Review the material line by line. Identify and copy every line that contains the string "script".

THE INPUT:
_ _ _ _

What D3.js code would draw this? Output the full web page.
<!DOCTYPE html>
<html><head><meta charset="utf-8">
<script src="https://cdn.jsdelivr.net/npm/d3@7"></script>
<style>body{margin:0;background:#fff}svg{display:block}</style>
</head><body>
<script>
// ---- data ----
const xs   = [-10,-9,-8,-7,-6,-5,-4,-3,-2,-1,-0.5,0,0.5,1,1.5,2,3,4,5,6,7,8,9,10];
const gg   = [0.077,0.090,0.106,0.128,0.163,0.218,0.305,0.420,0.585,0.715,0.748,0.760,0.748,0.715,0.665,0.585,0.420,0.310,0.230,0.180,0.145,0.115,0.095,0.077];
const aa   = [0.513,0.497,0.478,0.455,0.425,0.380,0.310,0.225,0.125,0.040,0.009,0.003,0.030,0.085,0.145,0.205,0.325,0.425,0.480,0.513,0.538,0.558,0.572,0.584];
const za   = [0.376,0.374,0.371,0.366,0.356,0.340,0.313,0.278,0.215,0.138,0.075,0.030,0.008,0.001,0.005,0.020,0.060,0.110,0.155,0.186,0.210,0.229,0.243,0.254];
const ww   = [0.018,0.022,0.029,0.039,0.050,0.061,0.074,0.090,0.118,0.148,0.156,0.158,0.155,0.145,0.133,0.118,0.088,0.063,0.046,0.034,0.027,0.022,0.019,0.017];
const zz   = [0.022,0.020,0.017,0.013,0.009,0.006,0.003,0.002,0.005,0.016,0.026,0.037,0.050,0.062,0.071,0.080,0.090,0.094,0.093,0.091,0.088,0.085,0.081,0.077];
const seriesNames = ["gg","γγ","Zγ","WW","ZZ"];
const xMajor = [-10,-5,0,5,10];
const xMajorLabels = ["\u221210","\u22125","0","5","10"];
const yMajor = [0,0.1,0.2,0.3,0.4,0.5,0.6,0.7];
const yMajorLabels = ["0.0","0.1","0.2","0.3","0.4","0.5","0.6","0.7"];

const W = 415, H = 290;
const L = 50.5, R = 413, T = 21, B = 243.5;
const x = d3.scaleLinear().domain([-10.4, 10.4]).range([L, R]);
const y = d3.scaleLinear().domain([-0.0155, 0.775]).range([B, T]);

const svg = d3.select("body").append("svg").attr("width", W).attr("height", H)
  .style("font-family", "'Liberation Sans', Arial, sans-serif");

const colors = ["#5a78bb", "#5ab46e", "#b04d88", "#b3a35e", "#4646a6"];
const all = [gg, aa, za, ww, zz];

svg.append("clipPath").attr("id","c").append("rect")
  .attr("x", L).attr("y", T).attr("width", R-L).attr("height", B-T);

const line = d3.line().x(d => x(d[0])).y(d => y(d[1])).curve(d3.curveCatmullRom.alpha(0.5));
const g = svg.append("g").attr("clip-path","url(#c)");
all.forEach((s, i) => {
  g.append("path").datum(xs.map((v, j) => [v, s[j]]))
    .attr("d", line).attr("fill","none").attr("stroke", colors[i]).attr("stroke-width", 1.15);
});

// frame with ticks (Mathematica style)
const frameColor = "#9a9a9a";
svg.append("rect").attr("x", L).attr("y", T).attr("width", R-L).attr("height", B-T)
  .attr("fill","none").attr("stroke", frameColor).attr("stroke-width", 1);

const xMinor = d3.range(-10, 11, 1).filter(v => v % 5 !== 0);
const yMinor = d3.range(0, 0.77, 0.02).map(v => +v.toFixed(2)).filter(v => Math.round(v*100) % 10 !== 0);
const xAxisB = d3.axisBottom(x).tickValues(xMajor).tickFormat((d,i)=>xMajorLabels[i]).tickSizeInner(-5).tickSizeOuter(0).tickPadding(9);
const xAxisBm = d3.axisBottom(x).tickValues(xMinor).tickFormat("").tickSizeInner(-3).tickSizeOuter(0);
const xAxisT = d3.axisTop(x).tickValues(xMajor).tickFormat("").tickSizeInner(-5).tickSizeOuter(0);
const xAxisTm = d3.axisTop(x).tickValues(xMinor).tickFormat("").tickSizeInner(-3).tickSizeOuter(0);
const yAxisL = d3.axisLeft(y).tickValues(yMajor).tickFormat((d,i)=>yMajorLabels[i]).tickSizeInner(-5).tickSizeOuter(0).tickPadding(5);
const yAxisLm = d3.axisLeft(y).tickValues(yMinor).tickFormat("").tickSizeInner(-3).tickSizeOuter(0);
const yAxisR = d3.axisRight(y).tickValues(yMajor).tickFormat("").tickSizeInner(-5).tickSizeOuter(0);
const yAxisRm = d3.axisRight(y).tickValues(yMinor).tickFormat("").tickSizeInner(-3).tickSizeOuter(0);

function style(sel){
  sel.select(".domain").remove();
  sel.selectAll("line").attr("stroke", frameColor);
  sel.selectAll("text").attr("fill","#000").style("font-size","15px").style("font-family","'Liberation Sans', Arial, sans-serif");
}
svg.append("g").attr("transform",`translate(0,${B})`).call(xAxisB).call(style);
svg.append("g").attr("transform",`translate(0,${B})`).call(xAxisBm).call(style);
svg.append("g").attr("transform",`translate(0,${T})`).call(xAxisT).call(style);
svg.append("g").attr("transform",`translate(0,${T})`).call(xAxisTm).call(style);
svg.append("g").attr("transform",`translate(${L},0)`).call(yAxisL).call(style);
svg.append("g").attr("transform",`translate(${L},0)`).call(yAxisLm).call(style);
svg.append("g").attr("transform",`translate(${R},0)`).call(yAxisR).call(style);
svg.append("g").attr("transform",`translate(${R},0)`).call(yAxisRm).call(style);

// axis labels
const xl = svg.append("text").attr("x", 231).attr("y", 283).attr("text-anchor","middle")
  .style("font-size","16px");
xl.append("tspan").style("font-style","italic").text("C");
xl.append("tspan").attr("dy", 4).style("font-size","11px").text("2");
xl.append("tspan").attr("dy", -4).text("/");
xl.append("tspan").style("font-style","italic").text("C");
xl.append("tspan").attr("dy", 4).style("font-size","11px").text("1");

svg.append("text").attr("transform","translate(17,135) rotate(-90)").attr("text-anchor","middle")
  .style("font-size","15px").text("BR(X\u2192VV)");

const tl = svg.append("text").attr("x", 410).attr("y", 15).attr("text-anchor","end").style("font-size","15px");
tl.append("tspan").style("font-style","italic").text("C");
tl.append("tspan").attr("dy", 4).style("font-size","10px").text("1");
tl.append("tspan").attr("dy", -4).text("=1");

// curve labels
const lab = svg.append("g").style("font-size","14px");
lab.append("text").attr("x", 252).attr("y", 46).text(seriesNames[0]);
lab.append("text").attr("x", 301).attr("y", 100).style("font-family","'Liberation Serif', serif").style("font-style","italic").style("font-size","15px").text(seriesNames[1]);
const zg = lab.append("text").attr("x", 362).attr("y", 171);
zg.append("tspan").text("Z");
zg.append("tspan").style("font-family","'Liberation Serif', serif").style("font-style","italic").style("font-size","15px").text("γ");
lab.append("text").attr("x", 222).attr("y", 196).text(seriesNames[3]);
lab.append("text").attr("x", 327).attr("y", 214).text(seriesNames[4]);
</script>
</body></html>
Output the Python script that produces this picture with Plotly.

_ _ _ _

TASK SOLUTION:
<script src="https://cdn.jsdelivr.net/npm/d3@7"></script>
<script>
</script>
Output the Python script that produces this picture with Plotly.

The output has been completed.